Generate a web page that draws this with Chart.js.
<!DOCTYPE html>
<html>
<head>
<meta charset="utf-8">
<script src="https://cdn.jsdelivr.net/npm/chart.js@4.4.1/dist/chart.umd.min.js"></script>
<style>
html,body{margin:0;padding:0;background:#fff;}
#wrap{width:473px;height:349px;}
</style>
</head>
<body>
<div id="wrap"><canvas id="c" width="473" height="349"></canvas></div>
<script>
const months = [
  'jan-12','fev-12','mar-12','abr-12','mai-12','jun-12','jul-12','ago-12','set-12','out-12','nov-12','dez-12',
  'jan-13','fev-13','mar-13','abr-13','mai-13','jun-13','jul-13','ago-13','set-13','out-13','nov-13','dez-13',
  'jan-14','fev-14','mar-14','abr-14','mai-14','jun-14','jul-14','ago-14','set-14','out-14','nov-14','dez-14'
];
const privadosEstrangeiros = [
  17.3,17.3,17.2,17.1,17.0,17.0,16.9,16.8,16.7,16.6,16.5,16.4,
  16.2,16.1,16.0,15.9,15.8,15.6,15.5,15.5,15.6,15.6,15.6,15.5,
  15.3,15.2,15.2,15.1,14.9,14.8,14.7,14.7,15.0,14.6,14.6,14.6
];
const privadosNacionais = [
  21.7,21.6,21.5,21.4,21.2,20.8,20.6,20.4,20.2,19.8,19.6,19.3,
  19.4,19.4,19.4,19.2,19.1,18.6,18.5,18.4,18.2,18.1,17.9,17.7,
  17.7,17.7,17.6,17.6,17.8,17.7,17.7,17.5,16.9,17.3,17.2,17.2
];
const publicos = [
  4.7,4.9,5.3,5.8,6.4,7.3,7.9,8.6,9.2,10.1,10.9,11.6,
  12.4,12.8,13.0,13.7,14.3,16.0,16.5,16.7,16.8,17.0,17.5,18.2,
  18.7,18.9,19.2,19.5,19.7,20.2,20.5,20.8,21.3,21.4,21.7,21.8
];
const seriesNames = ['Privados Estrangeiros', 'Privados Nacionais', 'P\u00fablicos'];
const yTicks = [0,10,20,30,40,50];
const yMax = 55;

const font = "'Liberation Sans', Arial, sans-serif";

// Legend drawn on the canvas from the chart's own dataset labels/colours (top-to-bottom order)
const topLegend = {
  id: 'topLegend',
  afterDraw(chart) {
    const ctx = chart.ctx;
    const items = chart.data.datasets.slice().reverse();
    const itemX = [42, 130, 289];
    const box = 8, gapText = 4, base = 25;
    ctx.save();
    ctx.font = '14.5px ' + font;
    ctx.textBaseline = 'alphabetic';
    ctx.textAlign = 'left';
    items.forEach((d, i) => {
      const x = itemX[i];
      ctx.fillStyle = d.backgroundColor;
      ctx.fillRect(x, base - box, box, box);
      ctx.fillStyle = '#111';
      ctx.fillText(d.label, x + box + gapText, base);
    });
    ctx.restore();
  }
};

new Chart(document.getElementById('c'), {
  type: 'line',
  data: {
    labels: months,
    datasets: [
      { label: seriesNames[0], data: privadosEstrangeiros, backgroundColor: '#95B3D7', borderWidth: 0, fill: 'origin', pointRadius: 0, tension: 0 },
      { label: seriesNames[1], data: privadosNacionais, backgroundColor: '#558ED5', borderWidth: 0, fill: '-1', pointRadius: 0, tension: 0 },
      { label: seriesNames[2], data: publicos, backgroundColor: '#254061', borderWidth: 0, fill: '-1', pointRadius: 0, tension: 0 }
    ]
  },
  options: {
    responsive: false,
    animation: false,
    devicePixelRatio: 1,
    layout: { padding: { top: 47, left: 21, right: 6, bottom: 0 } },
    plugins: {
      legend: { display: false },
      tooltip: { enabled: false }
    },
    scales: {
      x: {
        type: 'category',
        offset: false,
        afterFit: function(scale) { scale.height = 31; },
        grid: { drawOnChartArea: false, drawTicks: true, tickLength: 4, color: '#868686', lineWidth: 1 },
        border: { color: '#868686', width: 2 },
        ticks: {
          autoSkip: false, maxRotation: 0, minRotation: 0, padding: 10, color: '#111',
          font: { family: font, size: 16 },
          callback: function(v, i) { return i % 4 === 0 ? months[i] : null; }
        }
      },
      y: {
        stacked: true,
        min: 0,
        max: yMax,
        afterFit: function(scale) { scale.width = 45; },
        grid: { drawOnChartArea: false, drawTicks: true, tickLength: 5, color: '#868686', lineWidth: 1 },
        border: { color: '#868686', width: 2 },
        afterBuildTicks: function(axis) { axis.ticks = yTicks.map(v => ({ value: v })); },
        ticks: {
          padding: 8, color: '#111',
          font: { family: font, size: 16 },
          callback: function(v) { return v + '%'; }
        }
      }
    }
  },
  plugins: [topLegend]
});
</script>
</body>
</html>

● WHAT THIS TASK INVOLVES
Copy all of the material word for word.

● FINAL RESULT
Generate a web page that draws this with Chart.js.
<!DOCTYPE html>
<html>
<head>
<meta charset="utf-8">
<script src="https://cdn.jsdelivr.net/npm/chart.js@4.4.1/dist/chart.umd.min.js"></script>
<style>
html,body{margin:0;padding:0;background:#fff;}
#wrap{width:473px;height:349px;}
</style>
</head>
<body>
<div id="wrap"><canvas id="c" width="473" height="349"></canvas></div>
<script>
const months = [
  'jan-12','fev-12','mar-12','abr-12','mai-12','jun-12','jul-12','ago-12','set-12','out-12','nov-12','dez-12',
  'jan-13','fev-13','mar-13','abr-13','mai-13','jun-13','jul-13','ago-13','set-13','out-13','nov-13','dez-13',
  'jan-14','fev-14','mar-14','abr-14','mai-14','jun-14','jul-14','ago-14','set-14','out-14','nov-14','dez-14'
];
const privadosEstrangeiros = [
  17.3,17.3,17.2,17.1,17.0,17.0,16.9,16.8,16.7,16.6,16.5,16.4,
  16.2,16.1,16.0,15.9,15.8,15.6,15.5,15.5,15.6,15.6,15.6,15.5,
  15.3,15.2,15.2,15.1,14.9,14.8,14.7,14.7,15.0,14.6,14.6,14.6
];
const privadosNacionais = [
  21.7,21.6,21.5,21.4,21.2,20.8,20.6,20.4,20.2,19.8,19.6,19.3,
  19.4,19.4,19.4,19.2,19.1,18.6,18.5,18.4,18.2,18.1,17.9,17.7,
  17.7,17.7,17.6,17.6,17.8,17.7,17.7,17.5,16.9,17.3,17.2,17.2
];
const publicos = [
  4.7,4.9,5.3,5.8,6.4,7.3,7.9,8.6,9.2,10.1,10.9,11.6,
  12.4,12.8,13.0,13.7,14.3,16.0,16.5,16.7,16.8,17.0,17.5,18.2,
  18.7,18.9,19.2,19.5,19.7,20.2,20.5,20.8,21.3,21.4,21.7,21.8
];
const seriesNames = ['Privados Estrangeiros', 'Privados Nacionais', 'P\u00fablicos'];
const yTicks = [0,10,20,30,40,50];
const yMax = 55;

const font = "'Liberation Sans', Arial, sans-serif";

// Legend drawn on the canvas from the chart's own dataset labels/colours (top-to-bottom order)
const topLegend = {
  id: 'topLegend',
  afterDraw(chart) {
    const ctx = chart.ctx;
    const items = chart.data.datasets.slice().reverse();
    const itemX = [42, 130, 289];
    const box = 8, gapText = 4, base = 25;
    ctx.save();
    ctx.font = '14.5px ' + font;
    ctx.textBaseline = 'alphabetic';
    ctx.textAlign = 'left';
    items.forEach((d, i) => {
      const x = itemX[i];
      ctx.fillStyle = d.backgroundColor;
      ctx.fillRect(x, base - box, box, box);
      ctx.fillStyle = '#111';
      ctx.fillText(d.label, x + box + gapText, base);
    });
    ctx.restore();
  }
};

new Chart(document.getElementById('c'), {
  type: 'line',
  data: {
    labels: months,
    datasets: [
      { label: seriesNames[0], data: privadosEstrangeiros, backgroundColor: '#95B3D7', borderWidth: 0, fill: 'origin', pointRadius: 0, tension: 0 },
      { label: seriesNames[1], data: privadosNacionais, backgroundColor: '#558ED5', borderWidth: 0, fill: '-1', pointRadius: 0, tension: 0 },
      { label: seriesNames[2], data: publicos, backgroundColor: '#254061', borderWidth: 0, fill: '-1', pointRadius: 0, tension: 0 }
    ]
  },
  options: {
    responsive: false,
    animation: false,
    devicePixelRatio: 1,
    layout: { padding: { top: 47, left: 21, right: 6, bottom: 0 } },
    plugins: {
      legend: { display: false },
      tooltip: { enabled: false }
    },
    scales: {
      x: {
        type: 'category',
        offset: false,
        afterFit: function(scale) { scale.height = 31; },
        grid: { drawOnChartArea: false, drawTicks: true, tickLength: 4, color: '#868686', lineWidth: 1 },
        border: { color: '#868686', width: 2 },
        ticks: {
          autoSkip: false, maxRotation: 0, minRotation: 0, padding: 10, color: '#111',
          font: { family: font, size: 16 },
          callback: function(v, i) { return i % 4 === 0 ? months[i] : null; }
        }
      },
      y: {
        stacked: true,
        min: 0,
        max: yMax,
        afterFit: function(scale) { scale.width = 45; },
        grid: { drawOnChartArea: false, drawTicks: true, tickLength: 5, color: '#868686', lineWidth: 1 },
        border: { color: '#868686', width: 2 },
        afterBuildTicks: function(axis) { axis.ticks = yTicks.map(v => ({ value: v })); },
        ticks: {
          padding: 8, color: '#111',
          font: { family: font, size: 16 },
          callback: function(v) { return v + '%'; }
        }
      }
    }
  },
  plugins: [topLegend]
});
</script>
</body>
</html>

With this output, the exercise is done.